Florencio Salazar
A la memoria de Alejandro Arcos Catalán
SemMéxico, Chilpancingo, Guerrero, 8 de octubre, 2024.- “Para morir he nacido” dice Pablo Neruda. En efecto, cada ruta nos acerca al final. Sin embargo, como lo señala el Nobel chileno, pareciera que nuestras angustias y razón de ser es morir. No lo creo. Nacemos para vivir y, en el plazo de la vida que a cada quien corresponda, creamos, soñamos, padecemos, sufrimos, gozamos y hasta tenemos momentos de felicidad.
Nacemos sin pensar en la muerte. Al contrario, perseguimos la inmortalidad a través de nuestras acciones; queremos que nuestra obra se imponga al tiempo, de manera que sigamos viviendo en la memoria de generaciones sucesivas. No pensamos en nuestra corta estadía en el mundo. Lo sorprendente de la vida nutre nuestra experiencia y nos sobresalta la idea de la proximidad del destino final.
No pocos narradores y poetas han escrito su obra a partir del sufrimiento. Vencer a las sombras desafiantes, al ego crecido y autónomo, a las perversas realidades de la mente, exige un proceso creativo para hacer de las llegas poesía; de los descalabros, cuentos; de la vida sin retoque, novelas y argumentos.
La vida es prosa poética compuesta de versos malditos y de iluminados. La prosa poética debe poder desagregarse en verso libre, para que lo sea. Es el caso de Me encanta Dios, de Jaime Sabines. Primero se publicó en prosa y luego, idéntico el texto, en verso libre. Es la capacidad magistral de mantener imágenes, ritmo y resonancia. La poesía tiene la forma del vaso que la contiene, diría José Gorostiza.
Nos puede partir un rayo, caer en un socavón o asfixiarnos con un arroz. Se puede morir de las cosas más increíbles e impensables. En accidentes o por muerte natural. Pero que un ser humanos quite la vida a otro, es inaceptable. La violencia definitiva hacia una víctima posible. Es perder en un momento los siglos civilizatorios de la humanidad. Extraviar el sentido de la vida por el arrebato de la maldad.

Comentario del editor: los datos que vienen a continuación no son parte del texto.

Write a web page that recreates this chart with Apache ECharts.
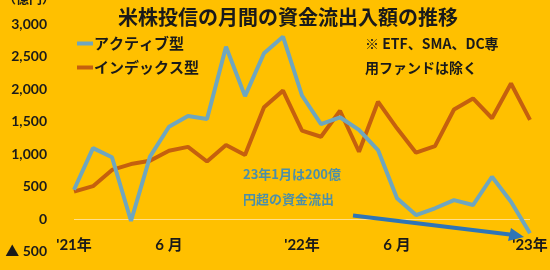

No puedo imaginar siquiera lo que pueda pasar en la cabeza de una persona que decide arrebatarle la vida a otra. No hay asuntos sin solución, hay actos coléricos. “En la vida todo tiene arreglo, menos la muerte”. Los expertos en constelaciones afirman que los homicidas psíquicamente pasan a formar parte de la familia del victimado, de manera que su presencia -aunque se trate de un desconocido- perturba por generaciones.
No se ignora a los psicópatas en serie que nacen con inclinaciones hacia el crimen. O individuos con esas tendencias, a quienes solo falta un detonador emocional. Son enfermedades mentales. Pero hay otra patología que se genera con la repetición de hechos. El homicidio, como las drogas, el juego y el sexo se convierte en una adicción. A fuerza de hacer lo mismo, una y otra vez, puede volverse sádico.
Los autores de hechos trágicos son irrecuperables para la sociedad porque no existen centros de atención para enfermedades mentales y los centros de reclusión penitenciaria no rehabilitan y sí inciden en una patología múltiple. A lo anterior sumemos la ausencia de protección al ciudadano. Podríamos decir, sin eufemismos, que regresamos a la ley de la selva, al estado de naturaleza.
Hay muchos factores que influyen en el desarrollo y comportamiento del ser humano. La violencia familiar, el desapego de infantes, la pobreza, la injusticia, entre otros. De ellos, surge el resentimiento, el deseo de venganza, el rencor social. Las causas que convergen en los eventos homicidas no se indagan, solo se pretende castigar las consecuencias. Pero cuando estas tampoco se sancionan la vida en sociedad es de temor e inseguridad. Es decir, el estado no cumple con el pacto social.
La vida es fluido de la espiritualidad. Las millones de conexiones neuronales son el milagro de una existencia racional, que nos conectan en armonía y permiten trascender al ser humano más allá de sí mismo. La vida es poesía. Nacimos para vivir en plenitud venciendo los desafíos de la existencia. Nos proponemos objetivos y luchamos para alcanzarlos para beneficio de toda la especie, no importa que nuestro aporte sea, apenas, “un prodigioso miligramo”.